Safety and security of journalists is key to attaining freedom of the Press in Kenya. This is the key message that journalists passed to the government on Monday during celebrations to mark World Press Freedom Day.

Led by the Media Council of Kenya (MCK) and the Editors Guild the members of the Press in the country asked the government to ensure a conducive environment for them to work in.

“Without safety and security we cannot communicate well to Kenyans,”

MCK Chief Executive Dr. Haron Mwangi stated during a convention that was held at the Nairobi Intercontinental hotel to mark the day.

Just a week ago an Eldoret based journalist John Kituyi was killed by unknown people on his way home. His relatives believe his killing is associated to his work as a journalist. His killing came several weeks after journalists working with Nation Media Group (NMG) and the Royal Media Services (RMS) were attacked in Tana River county while on duty.

“How can journalism thrive when journalists are beaten (and) killed?”

posed Linus Kaikai, the Chairman of the Editors Guild.

“Such primitive beatings cannot be defended,” stated Kakai asking the “government to take stern action” against the offenders.

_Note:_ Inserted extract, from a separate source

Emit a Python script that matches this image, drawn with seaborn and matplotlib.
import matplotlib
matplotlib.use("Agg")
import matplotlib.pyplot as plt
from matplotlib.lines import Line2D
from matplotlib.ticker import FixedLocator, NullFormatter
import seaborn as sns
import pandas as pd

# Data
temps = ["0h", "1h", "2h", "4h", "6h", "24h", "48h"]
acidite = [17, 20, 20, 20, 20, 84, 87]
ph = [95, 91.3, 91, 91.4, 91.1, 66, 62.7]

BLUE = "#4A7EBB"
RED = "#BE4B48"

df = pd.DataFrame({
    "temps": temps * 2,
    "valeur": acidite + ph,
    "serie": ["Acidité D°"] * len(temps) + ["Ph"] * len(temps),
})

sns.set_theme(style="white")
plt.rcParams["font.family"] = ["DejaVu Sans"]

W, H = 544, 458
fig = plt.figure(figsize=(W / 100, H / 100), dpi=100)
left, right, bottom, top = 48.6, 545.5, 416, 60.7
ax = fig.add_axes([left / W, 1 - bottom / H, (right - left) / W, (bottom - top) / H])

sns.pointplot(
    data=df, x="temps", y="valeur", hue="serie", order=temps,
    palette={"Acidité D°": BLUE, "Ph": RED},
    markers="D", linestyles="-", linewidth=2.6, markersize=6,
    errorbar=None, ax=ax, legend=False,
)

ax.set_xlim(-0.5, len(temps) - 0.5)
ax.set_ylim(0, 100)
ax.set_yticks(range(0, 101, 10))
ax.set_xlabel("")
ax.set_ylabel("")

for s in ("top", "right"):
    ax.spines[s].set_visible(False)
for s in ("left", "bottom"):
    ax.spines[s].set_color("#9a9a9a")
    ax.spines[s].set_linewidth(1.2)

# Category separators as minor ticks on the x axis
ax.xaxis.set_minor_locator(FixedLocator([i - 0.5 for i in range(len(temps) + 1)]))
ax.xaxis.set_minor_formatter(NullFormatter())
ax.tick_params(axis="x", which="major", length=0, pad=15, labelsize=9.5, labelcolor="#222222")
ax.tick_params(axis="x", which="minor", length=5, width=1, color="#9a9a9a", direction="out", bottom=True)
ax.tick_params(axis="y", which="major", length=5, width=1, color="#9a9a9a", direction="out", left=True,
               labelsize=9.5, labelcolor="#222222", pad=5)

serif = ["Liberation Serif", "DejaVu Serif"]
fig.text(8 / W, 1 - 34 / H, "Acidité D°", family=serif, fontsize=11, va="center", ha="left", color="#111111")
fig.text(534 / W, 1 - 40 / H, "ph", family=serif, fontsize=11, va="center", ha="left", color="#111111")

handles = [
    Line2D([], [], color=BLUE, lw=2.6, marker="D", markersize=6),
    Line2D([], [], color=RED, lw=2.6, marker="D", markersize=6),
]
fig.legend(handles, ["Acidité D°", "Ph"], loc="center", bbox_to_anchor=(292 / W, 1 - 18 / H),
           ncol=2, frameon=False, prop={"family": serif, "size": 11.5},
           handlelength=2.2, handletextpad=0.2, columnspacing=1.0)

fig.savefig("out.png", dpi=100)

At the convention was Deputy President William Ruto, Cabinet Secretary in charge of Information, Communication and Technology (ICT) Dr. Fred Matiang’i, and other key government officials in the ICT sector.

“A free and an independent media benefits the society,”

added Kaikai. He alleged the Jubilee administration has not been friendly to the media.

“We need to see a change on the attitude of hostility to the media from the Jubilee administration,” he said.

Responding to this the DP said Jubilee would work towards correcting the perception.

“We respect the media. We have a responsibility and a duty to do so as a government. If there is a perception that we have acted to the contrary then we will correct it.”

However the DP threw back the same salvo on a negative perception.

“But we also perceive certain media houses are unfriendly to the Jubilee administration. Help us to remove that perception.”

The DP further asked the media to remain true to its calling.

“We are asking for a balanced, fair and objective reporting (but that does not mean) turning the media into a PR (public relations) department for the government,” he added.

The Jubilee administration, arguably, began on a good footing with the media. Immediately President Uhuru Kenyatta and his Deputy Ruto were sworn in, they organised a historic meeting with journalists at State House whence they picked a number of journalists to work with them.

But this relationship soon dwindled with the introduction of security laws among other steps that journalists feel have been aimed at affecting cutting down freedom of expression.